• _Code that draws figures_

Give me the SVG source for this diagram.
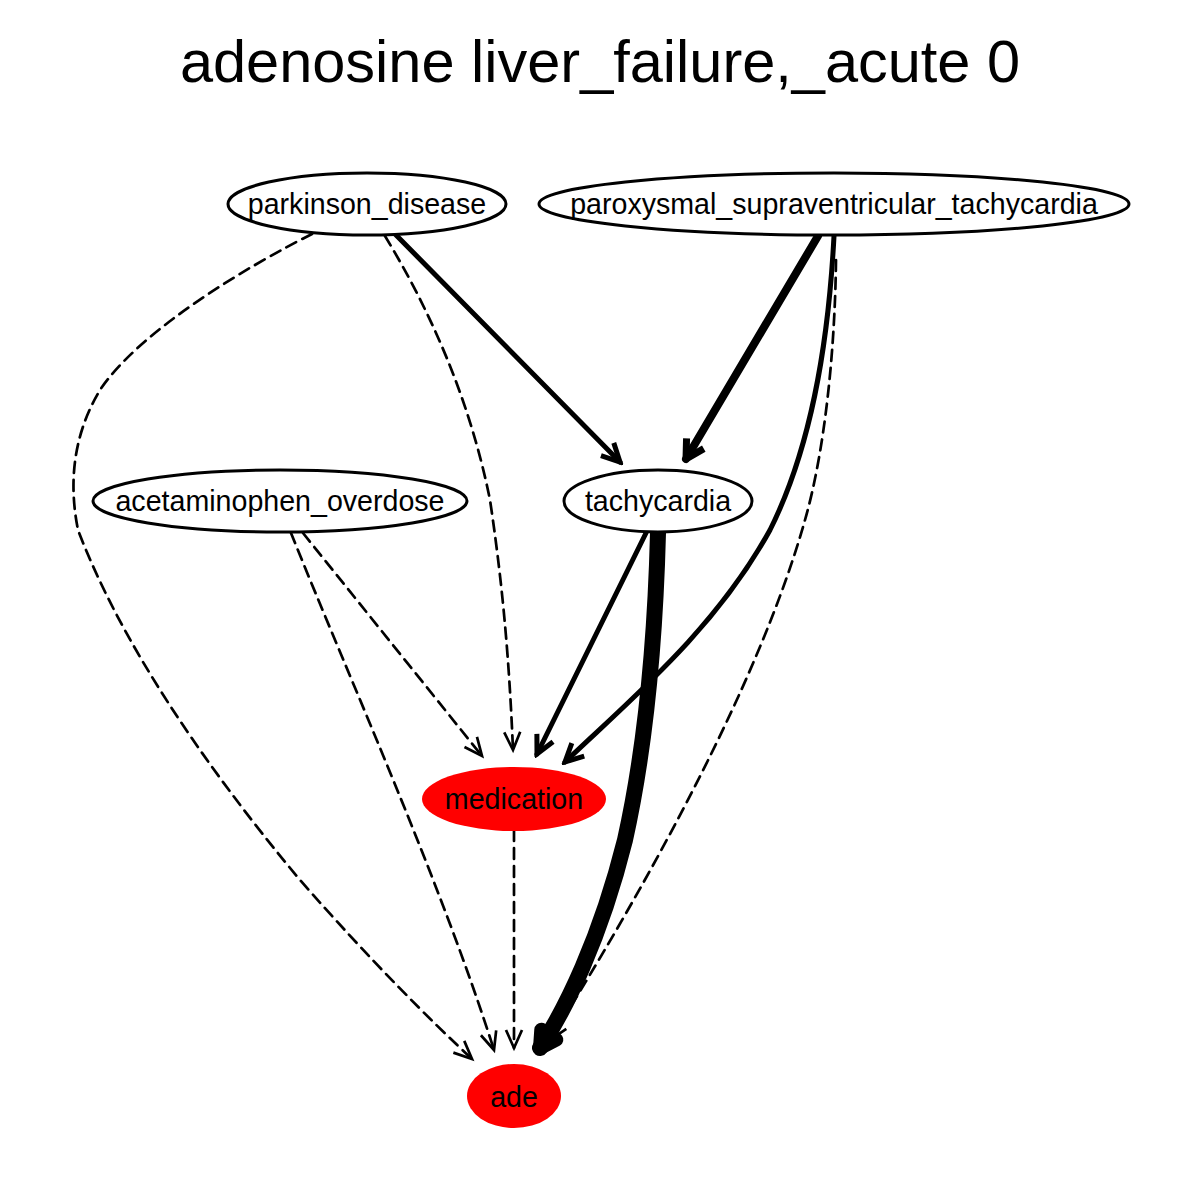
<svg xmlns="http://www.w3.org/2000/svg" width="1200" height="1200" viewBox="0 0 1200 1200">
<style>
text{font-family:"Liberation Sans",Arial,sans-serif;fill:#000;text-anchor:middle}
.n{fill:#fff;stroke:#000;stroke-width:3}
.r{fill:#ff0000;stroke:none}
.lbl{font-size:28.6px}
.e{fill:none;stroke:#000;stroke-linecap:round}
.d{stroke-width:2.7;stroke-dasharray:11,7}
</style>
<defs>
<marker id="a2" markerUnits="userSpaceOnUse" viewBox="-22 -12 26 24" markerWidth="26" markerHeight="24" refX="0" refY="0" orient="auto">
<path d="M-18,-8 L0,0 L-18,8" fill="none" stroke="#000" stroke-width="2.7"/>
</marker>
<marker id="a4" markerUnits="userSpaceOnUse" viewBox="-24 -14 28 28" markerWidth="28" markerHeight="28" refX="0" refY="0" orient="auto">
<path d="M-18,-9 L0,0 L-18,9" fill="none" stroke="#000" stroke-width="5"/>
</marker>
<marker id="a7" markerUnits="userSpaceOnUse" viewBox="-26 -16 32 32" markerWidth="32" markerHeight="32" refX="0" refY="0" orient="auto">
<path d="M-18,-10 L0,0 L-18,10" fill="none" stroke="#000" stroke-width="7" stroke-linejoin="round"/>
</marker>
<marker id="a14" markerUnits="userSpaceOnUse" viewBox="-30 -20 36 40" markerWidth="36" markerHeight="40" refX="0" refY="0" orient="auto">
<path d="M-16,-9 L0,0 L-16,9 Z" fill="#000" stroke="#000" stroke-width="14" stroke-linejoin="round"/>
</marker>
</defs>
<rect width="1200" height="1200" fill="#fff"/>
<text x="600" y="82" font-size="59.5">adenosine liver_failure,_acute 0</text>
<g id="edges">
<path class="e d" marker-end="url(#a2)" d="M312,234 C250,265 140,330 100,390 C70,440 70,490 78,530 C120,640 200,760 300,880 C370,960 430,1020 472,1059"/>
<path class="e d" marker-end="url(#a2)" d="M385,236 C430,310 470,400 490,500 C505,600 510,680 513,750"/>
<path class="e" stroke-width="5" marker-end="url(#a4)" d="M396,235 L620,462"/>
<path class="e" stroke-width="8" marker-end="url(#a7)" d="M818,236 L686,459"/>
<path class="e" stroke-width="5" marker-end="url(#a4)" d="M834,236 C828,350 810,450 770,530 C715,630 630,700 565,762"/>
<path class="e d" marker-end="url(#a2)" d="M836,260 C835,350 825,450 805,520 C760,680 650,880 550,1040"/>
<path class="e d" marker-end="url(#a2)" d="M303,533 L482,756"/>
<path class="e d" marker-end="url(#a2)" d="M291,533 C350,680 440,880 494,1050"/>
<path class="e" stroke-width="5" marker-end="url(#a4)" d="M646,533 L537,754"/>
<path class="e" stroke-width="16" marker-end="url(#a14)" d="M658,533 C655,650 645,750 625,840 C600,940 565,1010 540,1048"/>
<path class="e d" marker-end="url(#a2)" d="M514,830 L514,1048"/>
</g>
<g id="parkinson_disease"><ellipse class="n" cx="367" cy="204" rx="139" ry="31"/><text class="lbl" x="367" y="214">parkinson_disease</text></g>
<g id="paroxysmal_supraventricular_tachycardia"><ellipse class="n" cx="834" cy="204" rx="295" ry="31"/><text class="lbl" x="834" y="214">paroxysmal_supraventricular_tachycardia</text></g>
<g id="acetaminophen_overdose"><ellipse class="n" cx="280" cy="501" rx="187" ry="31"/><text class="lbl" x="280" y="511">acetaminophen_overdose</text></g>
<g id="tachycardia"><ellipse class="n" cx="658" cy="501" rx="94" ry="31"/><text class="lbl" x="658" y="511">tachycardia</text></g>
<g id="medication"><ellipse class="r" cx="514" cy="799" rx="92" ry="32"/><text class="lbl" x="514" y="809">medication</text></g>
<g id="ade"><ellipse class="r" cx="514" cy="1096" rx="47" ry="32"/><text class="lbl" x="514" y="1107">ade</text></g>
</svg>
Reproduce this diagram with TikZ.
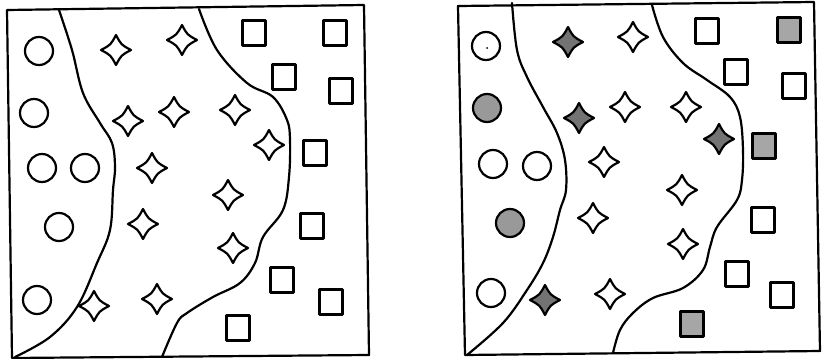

• _Exercise instructions_
Exclude every picture and copy the remaining data exactly.

• _Correct output_
Give me the SVG source for this diagram.
<svg xmlns="http://www.w3.org/2000/svg" width="1200" height="1200" viewBox="0 0 1200 1200">
<style>
text{font-family:"Liberation Sans",Arial,sans-serif;fill:#000;text-anchor:middle}
.n{fill:#fff;stroke:#000;stroke-width:3}
.r{fill:#ff0000;stroke:none}
.lbl{font-size:28.6px}
.e{fill:none;stroke:#000;stroke-linecap:round}
.d{stroke-width:2.7;stroke-dasharray:11,7}
</style>
<defs>
<marker id="a2" markerUnits="userSpaceOnUse" viewBox="-22 -12 26 24" markerWidth="26" markerHeight="24" refX="0" refY="0" orient="auto">
<path d="M-18,-8 L0,0 L-18,8" fill="none" stroke="#000" stroke-width="2.7"/>
</marker>
<marker id="a4" markerUnits="userSpaceOnUse" viewBox="-24 -14 28 28" markerWidth="28" markerHeight="28" refX="0" refY="0" orient="auto">
<path d="M-18,-9 L0,0 L-18,9" fill="none" stroke="#000" stroke-width="5"/>
</marker>
<marker id="a7" markerUnits="userSpaceOnUse" viewBox="-26 -16 32 32" markerWidth="32" markerHeight="32" refX="0" refY="0" orient="auto">
<path d="M-18,-10 L0,0 L-18,10" fill="none" stroke="#000" stroke-width="7" stroke-linejoin="round"/>
</marker>
<marker id="a14" markerUnits="userSpaceOnUse" viewBox="-30 -20 36 40" markerWidth="36" markerHeight="40" refX="0" refY="0" orient="auto">
<path d="M-16,-9 L0,0 L-16,9 Z" fill="#000" stroke="#000" stroke-width="14" stroke-linejoin="round"/>
</marker>
</defs>
<rect width="1200" height="1200" fill="#fff"/>
<text x="600" y="82" font-size="59.5">adenosine liver_failure,_acute 0</text>
<g id="edges">
<path class="e d" marker-end="url(#a2)" d="M312,234 C250,265 140,330 100,390 C70,440 70,490 78,530 C120,640 200,760 300,880 C370,960 430,1020 472,1059"/>
<path class="e d" marker-end="url(#a2)" d="M385,236 C430,310 470,400 490,500 C505,600 510,680 513,750"/>
<path class="e" stroke-width="5" marker-end="url(#a4)" d="M396,235 L620,462"/>
<path class="e" stroke-width="8" marker-end="url(#a7)" d="M818,236 L686,459"/>
<path class="e" stroke-width="5" marker-end="url(#a4)" d="M834,236 C828,350 810,450 770,530 C715,630 630,700 565,762"/>
<path class="e d" marker-end="url(#a2)" d="M836,260 C835,350 825,450 805,520 C760,680 650,880 550,1040"/>
<path class="e d" marker-end="url(#a2)" d="M303,533 L482,756"/>
<path class="e d" marker-end="url(#a2)" d="M291,533 C350,680 440,880 494,1050"/>
<path class="e" stroke-width="5" marker-end="url(#a4)" d="M646,533 L537,754"/>
<path class="e" stroke-width="16" marker-end="url(#a14)" d="M658,533 C655,650 645,750 625,840 C600,940 565,1010 540,1048"/>
<path class="e d" marker-end="url(#a2)" d="M514,830 L514,1048"/>
</g>
<g id="parkinson_disease"><ellipse class="n" cx="367" cy="204" rx="139" ry="31"/><text class="lbl" x="367" y="214">parkinson_disease</text></g>
<g id="paroxysmal_supraventricular_tachycardia"><ellipse class="n" cx="834" cy="204" rx="295" ry="31"/><text class="lbl" x="834" y="214">paroxysmal_supraventricular_tachycardia</text></g>
<g id="acetaminophen_overdose"><ellipse class="n" cx="280" cy="501" rx="187" ry="31"/><text class="lbl" x="280" y="511">acetaminophen_overdose</text></g>
<g id="tachycardia"><ellipse class="n" cx="658" cy="501" rx="94" ry="31"/><text class="lbl" x="658" y="511">tachycardia</text></g>
<g id="medication"><ellipse class="r" cx="514" cy="799" rx="92" ry="32"/><text class="lbl" x="514" y="809">medication</text></g>
<g id="ade"><ellipse class="r" cx="514" cy="1096" rx="47" ry="32"/><text class="lbl" x="514" y="1107">ade</text></g>
</svg>
Reproduce this diagram with TikZ.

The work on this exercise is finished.